There was a particularly tense moment aboard the International Space Station earlier this month, with NASA directing their astronauts to secure themselves in the Dragon capsule and prepare for a potential return to Earth while their Russian counterparts engaged in what we now know to have been some impromptu demolition work on their side of the orbiting complex.

Despite objections from their American partners, Roscosmos had given their cosmonauts the go-ahead to drill and cut into the walls of the Zvezda module — one of the core components of the ISS which has been in orbit since 2000 — to try and identify and ultimately repair persistent leaks that have been venting the Station’s atmosphere out into space for several years.

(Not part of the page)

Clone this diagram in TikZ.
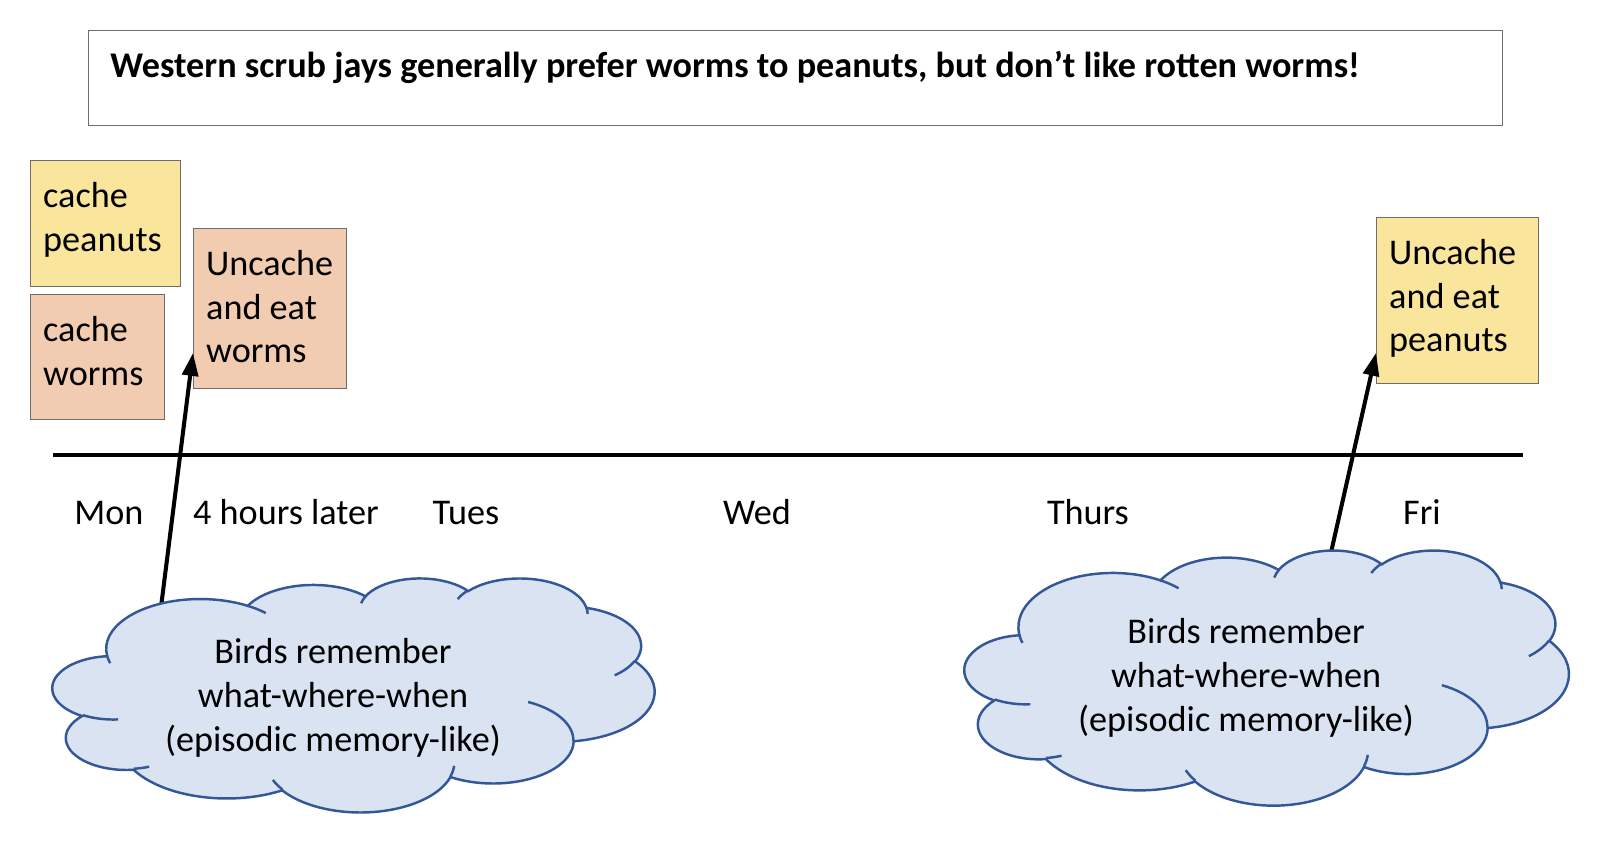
\documentclass[tikz,border=0pt]{standalone}
\usepackage{fontspec}
\setmainfont{Carlito}
\usetikzlibrary{arrows.meta}
\definecolor{peanutyellow}{RGB}{250,229,157}
\definecolor{wormsalmon}{RGB}{241,204,177}
\definecolor{cloudfill}{RGB}{218,227,242}
\definecolor{cloudline}{RGB}{52,87,152}
\definecolor{boxgray}{RGB}{110,110,110}

\tikzset{
    memcloud/.pic={
        % outline
        \draw[cloudline, fill=cloudfill, line width=1.4pt] (39,143.7)
            \foreach \rx/\ry/\st/\sw [evaluate=\st as \ta using {atan2(\rx*sin(\st),\ry*cos(\st))},
                evaluate=\sw as \dt using {mod(atan2(\rx*sin(\st+\sw),\ry*cos(\st+\sw))-\ta+720,360)}] in
            {67.53/91.90/-190.4875/123.7805, 53.33/72.67/-144.1024/89.9452,
             43.65/59.45/-145.8079/99.7230, 48.57/65.95/-130.9861/117.2417,
             53.33/72.73/-78.7089/109.0269, 67.75/92.20/-46.2673/130.2690,
             57.85/78.67/0.6250/114.0333, 67.52/92.15/22.4516/115.1726,
             77.20/105.43/66.2426/75.7110, 43.60/59.18/-274.9421/146.7356,
             43.45/59.45/-246.8285/152.5189}
            { arc[start angle=\ta, delta angle=\dt, x radius=\rx, y radius=\ry] } -- cycle;
        % creases
        \draw[cloudline, line width=1.4pt]
            \foreach \px/\py/\rx/\ry/\st/\sw [evaluate=\st as \ta using {atan2(\rx*sin(\st),\ry*cos(\st))},
                evaluate=\sw as \dt using {mod(atan2(\rx*sin(\st+\sw),\ry*cos(\st+\sw))-\ta+720,360)}] in
            {46.93/261.77/43.45/59.45/86.7420/26.4295, 69.28/348.99/43.60/59.18/73.6105/11.4475,
             164.78/390.90/67.52/92.15/137.6242/14.0811, 288.27/347.51/67.52/92.15/6.4533/15.9984,
             341.29/229.54/57.85/78.67/-70.2924/70.9174, 417.98/153.54/53.33/72.73/30.3180/27.7515,
             383.24/54.26/48.57/65.95/-13.7443/14.8589, 290.78/39.52/48.57/65.95/-149.1815/18.1954,
             221.41/47.20/43.65/59.45/-163.4943/17.6864, 140.00/51.92/67.53/91.90/-66.7070/12.3194,
             41.27/157.89/67.53/91.90/157.6544/11.8582}
            { (\px,\py) arc[start angle=\ta, delta angle=\dt, x radius=\rx, y radius=\ry] };
    }
}

\begin{document}
\begin{tikzpicture}[x=0.02cm, y=-0.02cm, >={Triangle[length=13pt, width=9pt]},
    every node/.style={font=\fontsize{20.6}{25}\selectfont},
    note/.style={draw=boxgray, line width=0.8pt, anchor=north west, align=flush left, inner xsep=0.25cm, inner ysep=0pt, text height=26.4pt},
    day/.style={text height=14pt, text depth=4pt, inner sep=0pt}]
    \useasboundingbox (0,0) rectangle (1598,848);

    % Title
    \node[draw=boxgray, line width=0.8pt, anchor=north west, minimum width=28.28cm, minimum height=1.9cm] (title) at (88,30) {};
    \node[anchor=west, inner sep=0pt, font=\fontsize{20.6}{25}\selectfont\bfseries] (titletext) at ([xshift=0.44cm, yshift=-0.74cm]title.north west) {Western scrub jays generally prefer worms to peanuts, but don’t like rotten worms!};

    % Mon and 4 hours later
    \node[note, fill=peanutyellow, text width=2.5cm, text depth=45.1pt] (cachepeanuts) at (30,160) {cache\\peanuts};
    \node[note, fill=wormsalmon, text width=2.18cm, text depth=44.5pt] (cacheworms) at (30,294) {cache\\worms};
    \node[note, fill=wormsalmon, text width=2.56cm, text depth=64.4pt] (uncacheworms) at (193,228) {Uncache\\and eat\\worms};

    % Fri
    \node[note, fill=peanutyellow, text width=2.74cm, text depth=67.8pt] (uncachepeanuts) at (1376,217) {Uncache\\and eat\\peanuts};

    % Timeline
    \coordinate (tstart) at (53,455);
    \coordinate (tend) at (1523,455);
    \draw[line width=2.8pt] (tstart) -- (tend);
    \node[day] (mon) at (109,516) {Mon};
    \node[day] (later) at (286,516) {4 hours later};
    \node[day] (tues) at (466,516) {Tues};
    \node[day] (wed) at (757,516) {Wed};
    \node[day] (thurs) at (1088,516) {Thurs};
    \node[day] (fri) at (1422,516) {Fri};

    % Clouds
    \node[minimum width=12.04cm, minimum height=4.68cm, inner sep=0pt] (cloudleft) at (354,695) {};
    \node[minimum width=12.08cm, minimum height=5.1cm, inner sep=0pt] (cloudright) at (1267,677.5) {};

    % Arrows
    \draw[->, line width=2.3pt] ([xshift=2.16cm, yshift=-0.64cm]cloudleft.north west) -- ([yshift=0.72cm]uncacheworms.south west);
    \draw[->, line width=2.3pt] ([xshift=7.25cm, yshift=-0.4cm]cloudright.north west) -- ([yshift=0.62cm]uncachepeanuts.south west);

    \pic[x=0.02787cm, y=-0.010833cm] at (cloudleft.north west) {memcloud};
    \pic[x=0.027963cm, y=-0.011806cm] at (cloudright.north west) {memcloud};
    \node[align=center, inner sep=0pt] (memleft) at (333,698) {Birds remember\\what-where-when\\(episodic memory-like)};
    \node[align=center, inner sep=0pt] (memright) at (1246,678) {Birds remember\\what-where-when\\(episodic memory-like)};
\end{tikzpicture}
\end{document}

We may never know the exact nature of the behind-the-scenes communication that went on between the two space agencies, but in the end the Russians abandoned their plan and NASA’s personnel were told to resume their normal duties.

But where do things go from here? Although it’s true the International Space Station is entering its final years, the mission isn’t over yet, and that means the two countries need to continue to work together if they hope to get any science done in the time they have left.

At this point there hasn’t been any official word from either agency, but sources that wish to remain anonymous have been dropping hints, and that’s got the rumors swirling. With the understanding that anything is still possible, at this point it looks like Russia is going to abandon any further attempts to repair the leak and instead seal off the crippled compartment of the Zvezda module. This won’t solve all the problems, and in fact will create some new ones. But if that’s what it will take to keep the peace with NASA until Station operations wind down, it’s apparently a bargain they’re willing to make.